------ Provided material ------

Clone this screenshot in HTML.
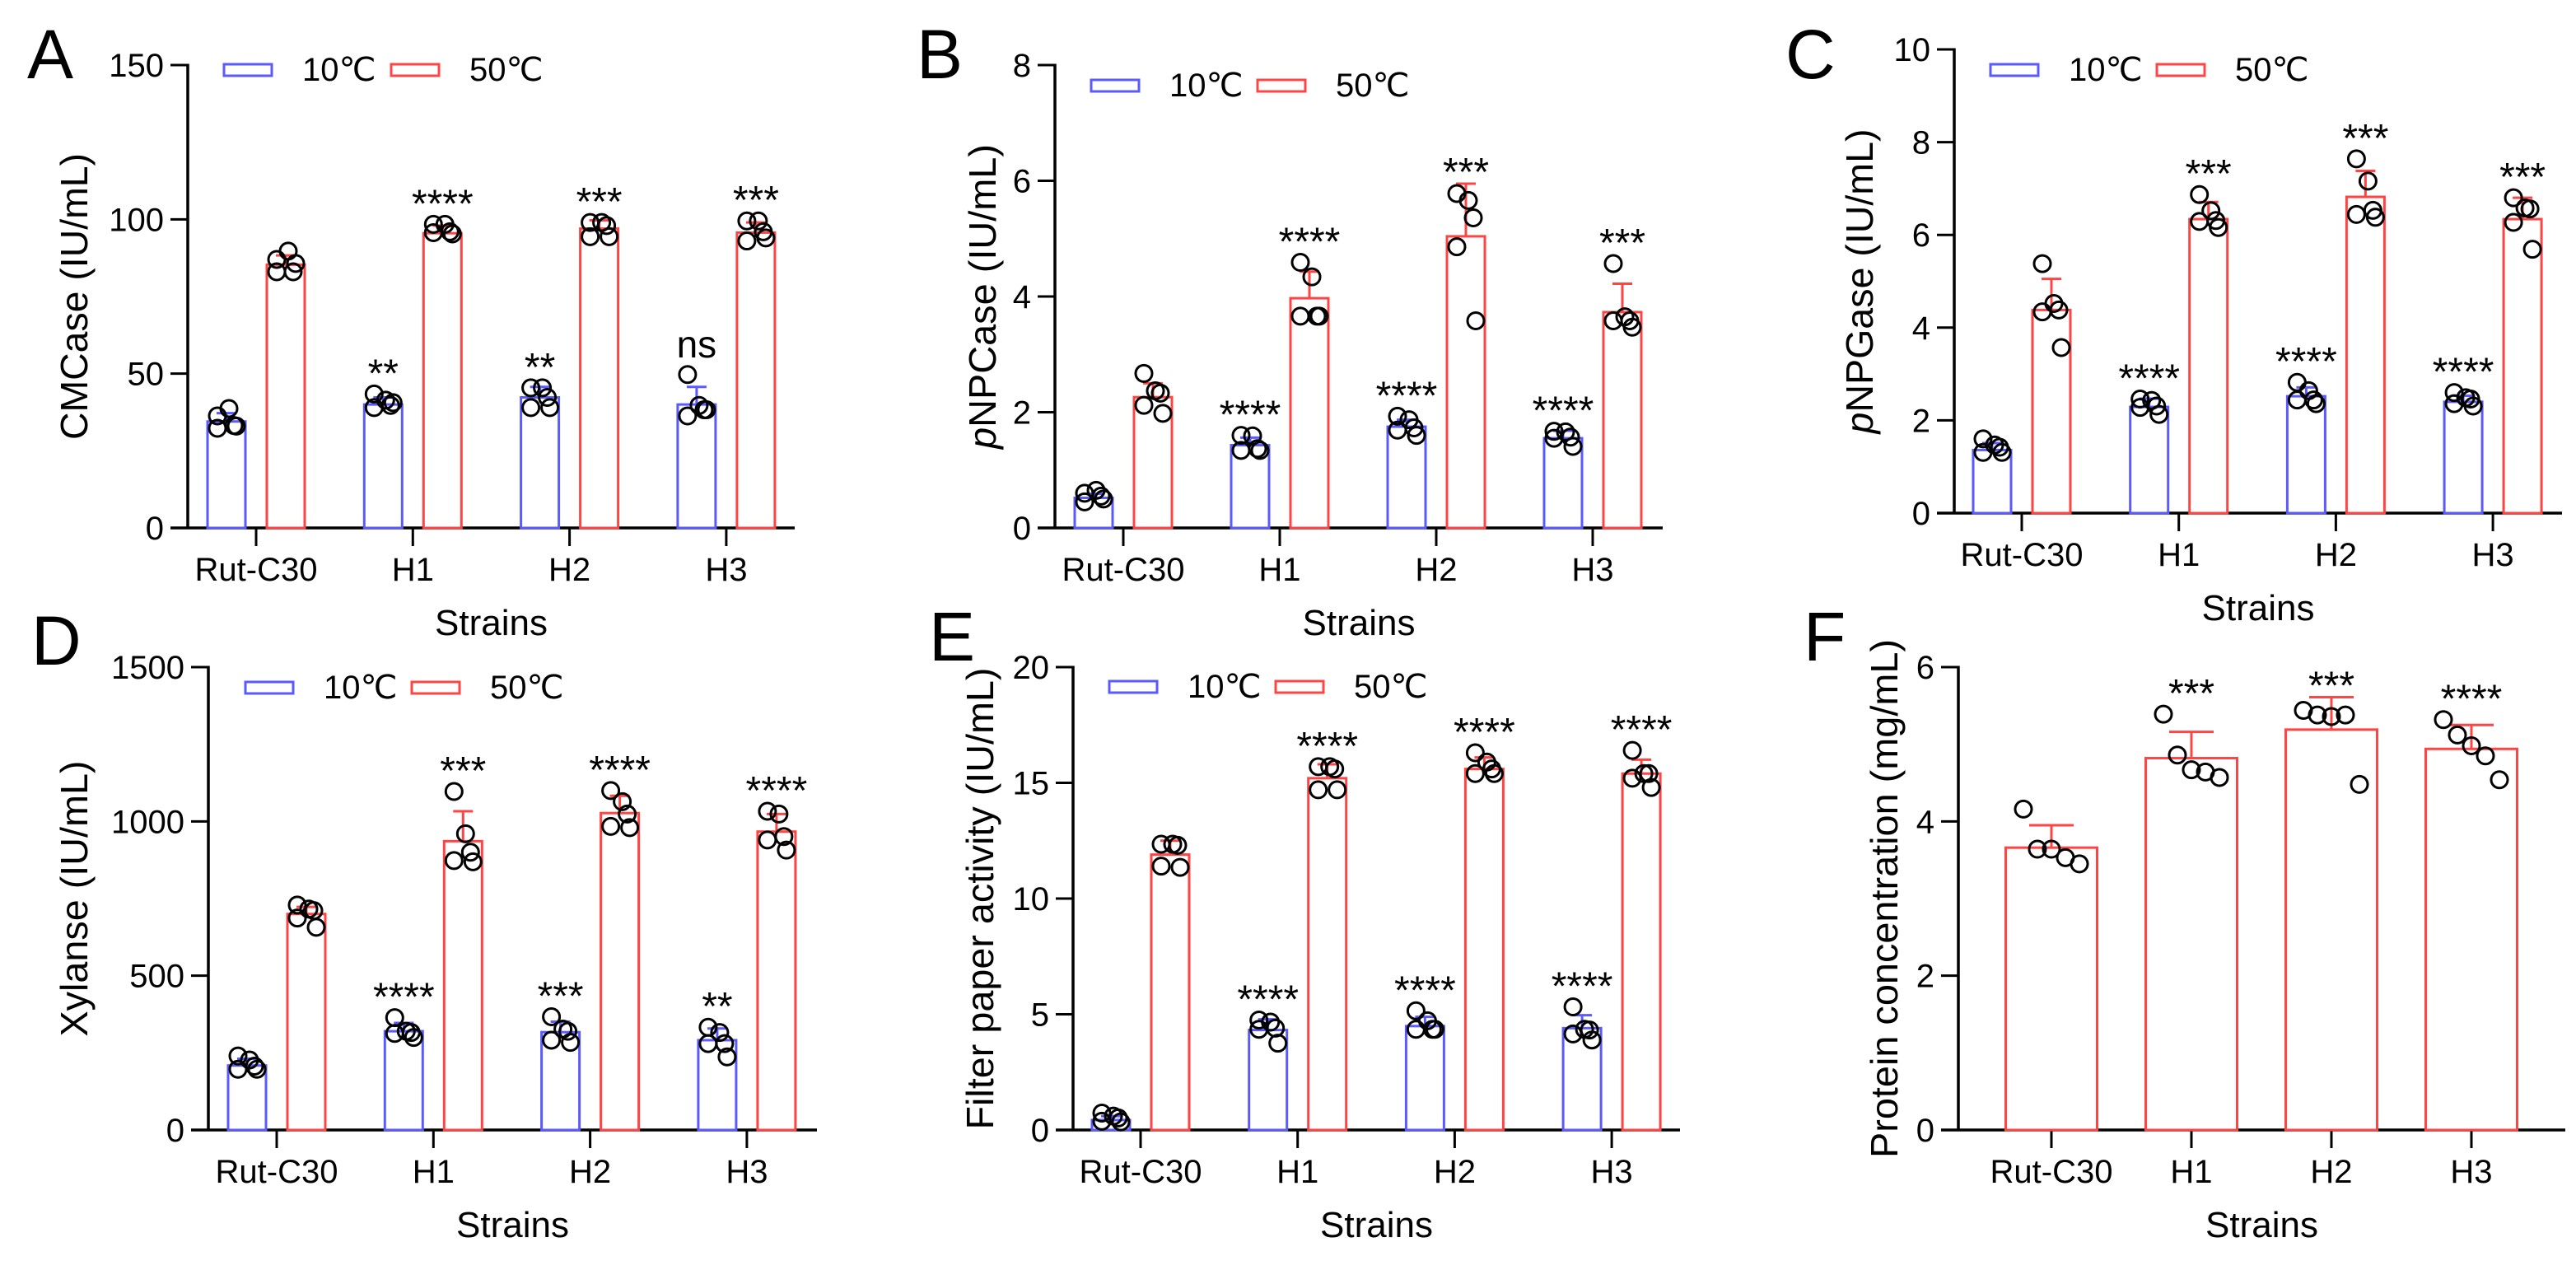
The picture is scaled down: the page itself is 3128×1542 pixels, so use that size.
<!DOCTYPE html>
<html><head><meta charset="utf-8"><style>
html,body{margin:0;padding:0;background:#fff;}
svg text{font-family:"Liberation Sans","DejaVu Sans",sans-serif;fill:#000;}
</style></head><body>
<svg id="fig" xmlns="http://www.w3.org/2000/svg" width="3128" height="1537" viewBox="0 0 3128 1537"></svg>
<script>
const categories = ["Rut-C30","H1","H2","H3"];
// Panel A: CMCase
const A_ticks = [0,50,100,150];
const A_blue_mean = [34.5,40,42.3,40];
const A_blue_sd = [2.7,2.3,3.4,5.7];
const A_blue_pts = [[36.3,38.7,33.2,32.3,33.0],[43.4,41.4,39.7,39,40.6],[45.4,45.4,42.3,39,39],[49.7,39.7,38.3,36.3,38.3]];
const A_blue_sig = ["","**","**","ns"];
const A_red_mean = [85.3,95.5,97,95.7];
const A_red_sd = [3,2.5,2.7,3.3];
const A_red_pts = [[87,89.7,83,83,85.7],[98.4,98.4,96,95.7,95.3],[99,99,98,94.4,94.4],[99.5,99.5,96,93,94]];
const A_red_sig = ["","****","***","***"];
// Panel B: pNPCase
const B_ticks = [0,2,4,6,8];
const B_blue_mean = [0.52,1.43,1.75,1.55];
const B_blue_sd = [0.07,0.13,0.12,0.13];
const B_blue_pts = [[0.6,0.65,0.55,0.45,0.5],[1.6,1.59,1.37,1.34,1.34],[1.93,1.87,1.73,1.69,1.6],[1.67,1.66,1.57,1.55,1.41]];
const B_blue_sig = ["","****","****","****"];
const B_red_mean = [2.26,3.97,5.04,3.73];
const B_red_sd = [0.24,0.46,0.91,0.49];
const B_red_pts = [[2.67,2.37,2.33,2.12,1.98],[4.59,4.34,3.66,3.66,3.66],[5.78,5.66,5.36,4.86,3.58],[4.57,3.65,3.58,3.58,3.47]];
const B_red_sig = ["","****","***","***"];
// Panel C: pNPGase
const C_ticks = [0,2,4,6,8,10];
const C_blue_mean = [1.36,2.29,2.52,2.4];
const C_blue_sd = [0.15,0.18,0.19,0.13];
const C_blue_pts = [[1.6,1.47,1.42,1.31,1.31],[2.46,2.43,2.31,2.28,2.13],[2.82,2.64,2.44,2.44,2.36],[2.6,2.49,2.46,2.36,2.31]];
const C_blue_sig = ["","****","****","****"];
const C_red_mean = [4.38,6.34,6.82,6.34];
const C_red_sd = [0.67,0.37,0.56,0.46];
const C_red_pts = [[5.38,4.52,4.38,4.34,3.57],[6.87,6.52,6.31,6.29,6.16],[7.64,7.16,6.53,6.44,6.38],[6.8,6.58,6.56,6.27,5.69]];
const C_red_sig = ["","***","***","***"];
// Panel D: Xylanse
const D_ticks = [0,500,1000,1500];
const D_blue_mean = [209,320,317,291];
const D_blue_sd = [22,27,34,38];
const D_blue_pts = [[240,227,207,197,197],[364,320,316,313,300],[367,327,320,291,284],[333,316,280,280,237]];
const D_blue_sig = ["","****","***","**"];
const D_red_mean = [700,936,1027,967];
const D_red_sd = [23,97,56,57];
const D_red_pts = [[729,716,711,687,657],[1097,960,900,873,869],[1100,1064,1024,984,980],[1033,1024,951,940,907]];
const D_red_sig = ["","***","****","****"];
// Panel E: Filter paper activity
const E_ticks = [0,5,10,15,20];
const E_blue_mean = [0.43,4.32,4.49,4.4];
const E_blue_sd = [0.17,0.46,0.4,0.56];
const E_blue_pts = [[0.73,0.6,0.52,0.38,0.35],[4.75,4.66,4.4,4.35,3.75],[5.15,4.72,4.35,4.35,4.35],[5.32,4.35,4.32,4.15,3.89]];
const E_blue_sig = ["","****","****","****"];
const E_red_mean = [11.9,15.2,15.6,15.4];
const E_red_sd = [0.6,0.6,0.5,0.6];
const E_red_pts = [[12.35,12.35,12.3,11.4,11.35],[15.7,15.7,15.6,14.7,14.7],[16.3,15.9,15.6,15.4,15.4],[16.4,15.4,15.4,15.2,14.8]];
const E_red_sig = ["","****","****","****"];
// Panel F: Protein concentration
const F_ticks = [0,2,4,6];
const F_mean = [3.66,4.82,5.19,4.94];
const F_sd = [0.29,0.34,0.42,0.31];
const F_pts = [[4.16,3.64,3.64,3.53,3.45],[5.39,4.86,4.67,4.64,4.57],[5.44,5.38,5.36,5.38,4.48],[5.32,5.12,4.98,4.85,4.54]];
const F_sig = ["","***","***","****"];

const BLUE="#5a5aff", RED="#ff4444";
const svg=document.getElementById('fig');
const NS="http://www.w3.org/2000/svg";
function mk(tag,attrs,parent){const e=document.createElementNS(NS,tag);for(const k in attrs)e.setAttribute(k,attrs[k]);(parent||svg).appendChild(e);return e;}

function panel(L){
  const g=mk('g',{});
  
  
  const ymax=L.ticks[L.ticks.length-1];
  const Y=v=>L.y0-(v/ymax)*(L.y0-L.yTop);
  // letter
  const lt=mk('text',{x:L.lx,y:L.ly,'font-size':84},g);lt.textContent=L.id;
  
  
  // y axis
  const ya=mk('line',{x1:L.ax,x2:L.ax,y1:L.yTop-1.5,y2:L.y0,stroke:'#000','stroke-width':3.5},g);
  
  
  L.ticks.forEach(t=>{
    const yy=Y(t);
    const tl=mk('line',{x1:L.ax-21,x2:L.ax,y1:yy,y2:yy,stroke:'#000','stroke-width':3},g);
    
    
    const tx=mk('text',{x:L.ax-29,y:yy+14,'font-size':40,'text-anchor':'end'},g);tx.textContent=t;
    
    
  });
  // x axis
  const xa=mk('line',{x1:L.ax-21,x2:L.xEnd,y1:L.y0,y2:L.y0,stroke:'#000','stroke-width':3.5},g);
  
  
  categories.forEach((c,i)=>{
    const cx=L.c0+i*L.step;
    const tl=mk('line',{x1:cx,x2:cx,y1:L.y0,y2:L.y0+22,stroke:'#000','stroke-width':3},g);
    
    
    const tx=mk('text',{x:cx,y:L.y0+64,'font-size':40,'text-anchor':'middle'},g);tx.textContent=c;
    
    
  });
  const xt=mk('text',{x:(L.ax+L.xEnd)/2,y:L.y0+130,'font-size':44,'text-anchor':'middle'},g);xt.textContent='Strains';
  
  
  // y title
  const ycy=(L.yTop+L.y0)/2;
  const yt=mk('text',{x:0,y:0,'font-size':46,'text-anchor':'middle',transform:`translate(${L.tx+16},${ycy}) rotate(-90)`,textLength:L.tlen,lengthAdjust:'spacingAndGlyphs'},g);
  if(L.italicP){const p=mk('tspan',{'font-style':'italic'},yt);p.textContent='p';const r=mk('tspan',{},yt);r.textContent=L.title;}
  else yt.textContent=L.title;
  
  
  // series
  L.series.forEach(s=>{
    s.mean.forEach((m,i)=>{
      const cx=L.c0+i*L.step+s.off;
      const hw=L.bw/2;
      const bar=mk('rect',{x:cx-hw,y:Y(m),width:L.bw,height:L.y0-Y(m),fill:'#fff',stroke:s.color,'stroke-width':3},g);
      
      
      const top=Y(m+s.sd[i]);
      const eb=mk('path',{d:`M${cx},${Y(m)}V${top}M${cx-L.cap},${top}H${cx+L.cap}`,stroke:s.color,'stroke-width':3,fill:'none'},g);
      
      
      let minPx=top;
      s.pts[i].forEach((v,j)=>{
        const py=Y(v);
        minPx=Math.min(minPx,py-11);
        const dot=mk('circle',{cx:cx+L.jit[j],cy:py,r:10,fill:'none',stroke:'#000','stroke-width':3},g);
        
        
      });
      const sig=s.sig[i];
      if(sig){
        const isNs=sig==='ns';
        const st=mk('text',{x:cx,y:isNs?minPx-10:minPx+2,'font-size':isNs?46:48,'text-anchor':'middle'},g);
        st.textContent=sig;
        
        
      }
    });
  });
  // legend
  if(L.leg){
    const [lx,ly,rx]=L.leg;
    [[lx,BLUE,'10℃','legend-10c'],[rx,RED,'50℃','legend-50c']].forEach(([x,c,t,n])=>{
      const r=mk('rect',{x:x,y:ly,width:58,height:14,fill:'#fff',stroke:c,'stroke-width':3},g);
      
      
      const tx=mk('text',{x:x+95,y:ly+20,'font-size':40},g);tx.textContent=t;
      
      
    });
  }
}
const J=[-11,3,9,-11,12];
function two(key,bm,bs,bp,bg,rm,rs,rp,rg){return [
  {key:'10c',color:BLUE,off:-36,mean:bm,sd:bs,pts:bp,sig:bg},
  {key:'50c',color:RED,off:36,mean:rm,sd:rs,pts:rp,sig:rg}];}

panel({id:'A',lx:33,ly:95,ax:228,xEnd:965,yTop:79,y0:641,ticks:A_ticks,c0:311,step:190.3,bw:46,cap:12,jit:J,
  tx:90,tlen:348,title:'CMCase (IU/mL)',leg:[272,78,475],
  series:two('A',A_blue_mean,A_blue_sd,A_blue_pts,A_blue_sig,A_red_mean,A_red_sd,A_red_pts,A_red_sig)});
panel({id:'B',lx:1113,ly:95,ax:1281,xEnd:2019,yTop:79,y0:641,ticks:B_ticks,c0:1364,step:190,bw:46,cap:12,jit:J,
  tx:1193,tlen:370,italicP:true,title:'NPCase (IU/mL)',leg:[1325,97,1527],
  series:two('B',B_blue_mean,B_blue_sd,B_blue_pts,B_blue_sig,B_red_mean,B_red_sd,B_red_pts,B_red_sig)});
panel({id:'C',lx:2168,ly:95,ax:2373,xEnd:3111,yTop:60,y0:623,ticks:C_ticks,c0:2455,step:190.7,bw:46,cap:12,jit:J,
  tx:2258,tlen:370,italicP:true,title:'NPGase (IU/mL)',leg:[2417,78,2619],
  series:two('C',C_blue_mean,C_blue_sd,C_blue_pts,C_blue_sig,C_red_mean,C_red_sd,C_red_pts,C_red_sig)});
panel({id:'D',lx:38,ly:807,ax:253,xEnd:992,yTop:810,y0:1372,ticks:D_ticks,c0:336,step:190.3,bw:46,cap:12,jit:J,
  tx:90,tlen:335,title:'Xylanse (IU/mL)',leg:[298,828,500],
  series:two('D',D_blue_mean,D_blue_sd,D_blue_pts,D_blue_sig,D_red_mean,D_red_sd,D_red_pts,D_red_sig)});
panel({id:'E',lx:1128,ly:802,ax:1303,xEnd:2040,yTop:810,y0:1372,ticks:E_ticks,c0:1385,step:190.7,bw:46,cap:12,jit:J,
  tx:1190,tlen:561,title:'Filter paper activity (IU/mL)',leg:[1347,827,1549],
  series:two('E',E_blue_mean,E_blue_sd,E_blue_pts,E_blue_sig,E_red_mean,E_red_sd,E_red_pts,E_red_sig)});
panel({id:'F',lx:2190,ly:802,ax:2378,xEnd:3115,yTop:810,y0:1372,ticks:F_ticks,c0:2491,step:170,bw:111,cap:27,jit:[-34,0,0,34,0].map((v,i)=>[-34,-17,0,17,34][i]),
  tx:2288,tlen:630,title:'Protein concentration (mg/mL)',leg:null,
  series:[{key:'protein',color:RED,off:0,mean:F_mean,sd:F_sd,pts:F_pts,sig:F_sig}]});
</script>
</body></html>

------

__What you need to do__: Search the listing above for the string "size". Copy every line that contains it.

__Task solution__:
The picture is scaled down: the page itself is 3128×1542 pixels, so use that size.
  const lt=mk('text',{x:L.lx,y:L.ly,'font-size':84},g);lt.textContent=L.id;
    const tx=mk('text',{x:L.ax-29,y:yy+14,'font-size':40,'text-anchor':'end'},g);tx.textContent=t;
    const tx=mk('text',{x:cx,y:L.y0+64,'font-size':40,'text-anchor':'middle'},g);tx.textContent=c;
  const xt=mk('text',{x:(L.ax+L.xEnd)/2,y:L.y0+130,'font-size':44,'text-anchor':'middle'},g);xt.textContent='Strains';
  const yt=mk('text',{x:0,y:0,'font-size':46,'text-anchor':'middle',transform:`translate(${L.tx+16},${ycy}) rotate(-90)`,textLength:L.tlen,lengthAdjust:'spacingAndGlyphs'},g);
        const st=mk('text',{x:cx,y:isNs?minPx-10:minPx+2,'font-size':isNs?46:48,'text-anchor':'middle'},g);
      const tx=mk('text',{x:x+95,y:ly+20,'font-size':40},g);tx.textContent=t;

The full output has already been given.